> **RECORDED DATA**:
-------

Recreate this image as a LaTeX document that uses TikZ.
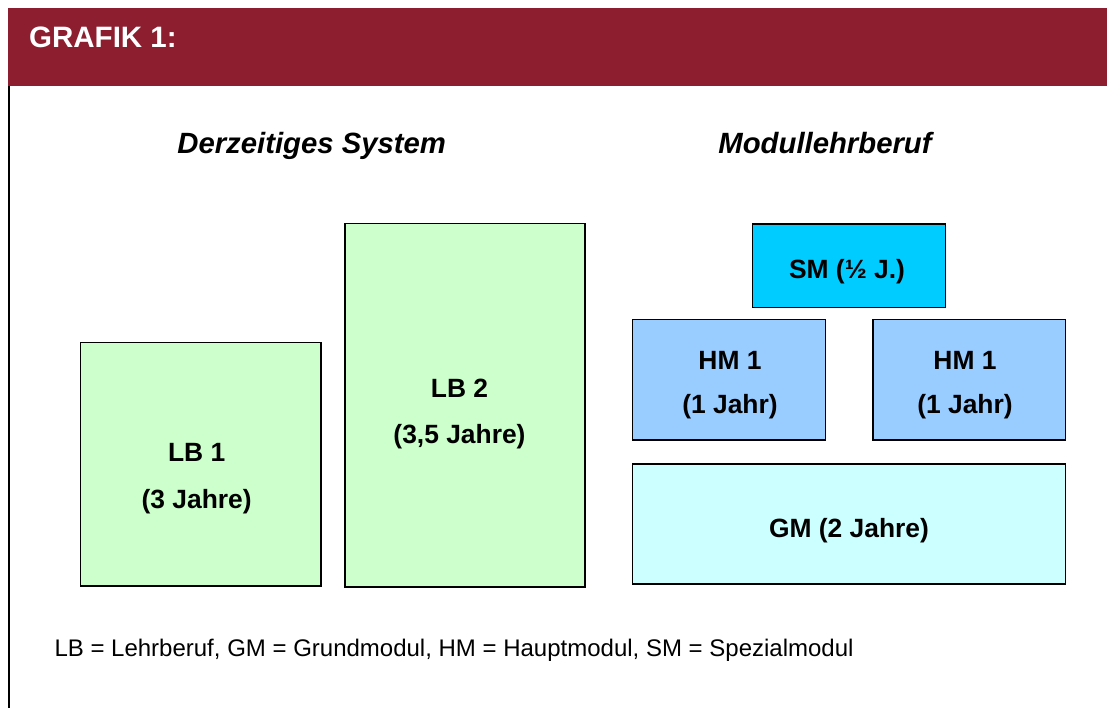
\documentclass[tikz,border=0pt]{standalone}
\usepackage{fontspec}
\setmainfont{Liberation Sans}
\definecolor{hdr}{RGB}{141,30,47}
\definecolor{lbgreen}{RGB}{204,255,204}
\definecolor{hmblue}{RGB}{153,204,255}
\definecolor{smcyan}{RGB}{0,204,255}
\definecolor{gmcyan}{RGB}{204,255,255}
\tikzset{
  box/.style={draw=black, line width=1.4pt, inner sep=0pt, outer sep=0pt, rectangle},
  boxtext/.style={anchor=base, inner sep=0pt, font=\fontsize{26.4}{30}\selectfont\bfseries},
  titletext/.style={anchor=base, inner sep=0pt, font=\fontsize{29.3}{33}\selectfont\bfseries\itshape},
}
\begin{document}
\begin{tikzpicture}[x=1pt,y=-1pt]
\useasboundingbox (0,0) rectangle (1107,708);
\fill[white] (0,0) rectangle (1107,708);
% header
\node[fill=hdr, inner sep=0pt, outer sep=0pt, minimum width=1099pt, minimum height=78pt] (hdr) at (557.5,47) {};
\node[anchor=base west, inner sep=0pt, text=white, font=\fontsize{29.5}{34}\selectfont\bfseries] (hdrtext) at (29,47.7) {GRAFIK 1:};
\coordinate (fl) at (9,86);
\coordinate (fb) at (9,708);
\draw[line width=1.5pt] (fl) -- (fb);
% titles
\node[titletext] (t1) at (311.7,153.3) {Derzeitiges System};
\node[titletext] (t2) at (825,153.3) {Modullehrberuf};
% left boxes
\node[box, fill=lbgreen, minimum width=240.5pt, minimum height=243.7pt] (lb1) at (200.75,464.15) {};
\node[boxtext] (lb1a) at (196.7,461.7) {LB 1};
\node[boxtext] (lb1b) at (196.7,508) {(3 Jahre)};
\node[box, fill=lbgreen, minimum width=240pt, minimum height=363.5pt] (lb2) at (465,405.25) {};
\node[boxtext] (lb2a) at (459.5,397.3) {LB 2};
\node[boxtext] (lb2b) at (459.5,443.3) {(3,5 Jahre)};
% right boxes
\node[box, fill=smcyan, minimum width=193pt, minimum height=83.7pt] (sm) at (849.2,265.85) {};
\node[boxtext] (smt) at (847,278.3) {SM (½ J.)};
\node[box, fill=hmblue, minimum width=193pt, minimum height=120.3pt] (hm1) at (729.2,379.85) {};
\node[boxtext] (hm1a) at (730,369) {HM 1};
\node[boxtext] (hm1b) at (730,413.3) {(1 Jahr)};
\node[box, fill=hmblue, minimum width=192.7pt, minimum height=120.3pt] (hm2) at (969.35,379.85) {};
\node[boxtext] (hm2a) at (965,369) {HM 1};
\node[boxtext] (hm2b) at (965,413.3) {(1 Jahr)};
\node[box, fill=gmcyan, minimum width=433pt, minimum height=120pt] (gm) at (849.2,524) {};
\node[boxtext] (gmt) at (849,537.3) {GM (2 Jahre)};
% legend
\node[anchor=base west, inner sep=0pt, font=\fontsize{24}{28}\selectfont] (legend) at (54.3,656.7) {LB = Lehrberuf, GM = Grundmodul, HM = Hauptmodul, SM = Spezialmodul};
\end{tikzpicture}
\end{document}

-------

> **GOAL**: Extract every line of the data exactly; pictures stay out.

> **TASK RESPONSE**:
Recreate this image as a LaTeX document that uses TikZ.
\documentclass[tikz,border=0pt]{standalone}
\usepackage{fontspec}
\setmainfont{Liberation Sans}
\definecolor{hdr}{RGB}{141,30,47}
\definecolor{lbgreen}{RGB}{204,255,204}
\definecolor{hmblue}{RGB}{153,204,255}
\definecolor{smcyan}{RGB}{0,204,255}
\definecolor{gmcyan}{RGB}{204,255,255}
\tikzset{
  box/.style={draw=black, line width=1.4pt, inner sep=0pt, outer sep=0pt, rectangle},
  boxtext/.style={anchor=base, inner sep=0pt, font=\fontsize{26.4}{30}\selectfont\bfseries},
  titletext/.style={anchor=base, inner sep=0pt, font=\fontsize{29.3}{33}\selectfont\bfseries\itshape},
}
\begin{document}
\begin{tikzpicture}[x=1pt,y=-1pt]
\useasboundingbox (0,0) rectangle (1107,708);
\fill[white] (0,0) rectangle (1107,708);
% header
\node[fill=hdr, inner sep=0pt, outer sep=0pt, minimum width=1099pt, minimum height=78pt] (hdr) at (557.5,47) {};
\node[anchor=base west, inner sep=0pt, text=white, font=\fontsize{29.5}{34}\selectfont\bfseries] (hdrtext) at (29,47.7) {GRAFIK 1:};
\coordinate (fl) at (9,86);
\coordinate (fb) at (9,708);
\draw[line width=1.5pt] (fl) -- (fb);
% titles
\node[titletext] (t1) at (311.7,153.3) {Derzeitiges System};
\node[titletext] (t2) at (825,153.3) {Modullehrberuf};
% left boxes
\node[box, fill=lbgreen, minimum width=240.5pt, minimum height=243.7pt] (lb1) at (200.75,464.15) {};
\node[boxtext] (lb1a) at (196.7,461.7) {LB 1};
\node[boxtext] (lb1b) at (196.7,508) {(3 Jahre)};
\node[box, fill=lbgreen, minimum width=240pt, minimum height=363.5pt] (lb2) at (465,405.25) {};
\node[boxtext] (lb2a) at (459.5,397.3) {LB 2};
\node[boxtext] (lb2b) at (459.5,443.3) {(3,5 Jahre)};
% right boxes
\node[box, fill=smcyan, minimum width=193pt, minimum height=83.7pt] (sm) at (849.2,265.85) {};
\node[boxtext] (smt) at (847,278.3) {SM (½ J.)};
\node[box, fill=hmblue, minimum width=193pt, minimum height=120.3pt] (hm1) at (729.2,379.85) {};
\node[boxtext] (hm1a) at (730,369) {HM 1};
\node[boxtext] (hm1b) at (730,413.3) {(1 Jahr)};
\node[box, fill=hmblue, minimum width=192.7pt, minimum height=120.3pt] (hm2) at (969.35,379.85) {};
\node[boxtext] (hm2a) at (965,369) {HM 1};
\node[boxtext] (hm2b) at (965,413.3) {(1 Jahr)};
\node[box, fill=gmcyan, minimum width=433pt, minimum height=120pt] (gm) at (849.2,524) {};
\node[boxtext] (gmt) at (849,537.3) {GM (2 Jahre)};
% legend
\node[anchor=base west, inner sep=0pt, font=\fontsize{24}{28}\selectfont] (legend) at (54.3,656.7) {LB = Lehrberuf, GM = Grundmodul, HM = Hauptmodul, SM = Spezialmodul};
\end{tikzpicture}
\end{document}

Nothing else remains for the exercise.